We took a weekend break in Prague recently. I have been there before but only saw the inside of a taxi, a hotel and a soap factory that also makes margarine so this was a real tourism opportunity with the family. These days I do actually relax on holiday but there are always opportunities to see Supply Chains in action.
I have never seen so many tourists, even in London and to cap it all it was Gay Pride weekend. At times we didn't know which way to turn.
Prague was forecast to be very hot and indeed it was so we were pleased our hotel choice had a swimming pool. Cannot wait! On arrival the check-in desk our thoughts of relaxing aching limbs in a cooling pool were shattered. A small digital sign (yes, very posh) on the desk told us the pool was not available as it was being sanitised. There must have been some virulent contamination as I found out the pool had been closed since mid July, i.e. 6 weeks previously.
This Customer Service failing inevitably put us on the front foot when evaluating everything else the hotel had promised to provide. If they knew the pool was unavailable the decent thing to do would be to tell people. Sure, some bookings may have been lost but at least you know what to expect on arrival. What next? “I am sorry sir but your bed has been taken away for repair so you will have to sleep on the floor.”

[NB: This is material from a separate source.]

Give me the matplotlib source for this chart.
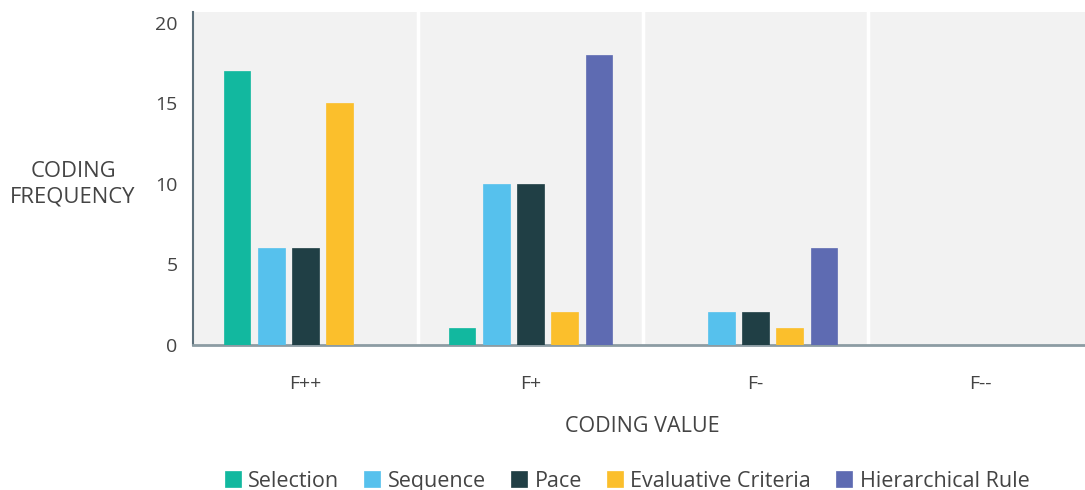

Breakfast the next day provided two further instances of customer service woe and neither required a rocket science degree to avoid.
Toast. Can you really get anything wrong with toast? You can at this hotel. Those tunnel toasters can really spoil your day if your carefully chosen bakery item is purloined by someone else while you were away pouring out your muesli.
Breakfast bread battles were not the cause of disappointment on this occasion, however. This toaster had a grill which rotated and took your bread between the glowing elements. The problem was you needed three passes to get even a tinge of a toasty look as the heat setting was on low and the speed was set at fast.
Being a bit of a practical type I reversed the settings to maximise the toasting opportunity in one pass. World War 3 nearly started in a Prague hotel breakfast room. Black-clad waiters appeared from every angle to give me stern looks and even sterner words I could not understand. Perhaps the Czech Republic had borrowed some of the UK’s ridiculous Health & Safety rules and touching the toaster could have put the entire city at risk?
I was completely lost for words when told that operating it this way uses up too much electricity and therefore money. My discussion on efficiency fell on deaf ears and they quickly reset the machine and bread continued to be “toasted” three or more times in front of a watching audience of hungry guests.
Could things really get worse? Oh yes!
Rice Krispies. What can go wrong with a bowl of this well known FMCG cereal? I filled my bowl with said cereal, added milk and sat to eat expecting to hear that famous snap, crackle and pop. Stale. They had the texture of cardboard and a similar taste too. They must have been around for weeks soaking up moisture and various odours from the environment. I took a waiter over to the large serving bowl of cereal and he was rightly horrified. Turning smartly he used the “out” door to enter the kitchen and quickly returned with a brand new unopened catering pack. With a Fawlty-esque flourish and smile of proud satisfaction he poured the new stock on top of the decaying stale stuff. Aaaaagh! Perhaps the police should be told about this cereal killer.
Customer service, operational efficiency and FIFO stock control all compromised and it was only day one!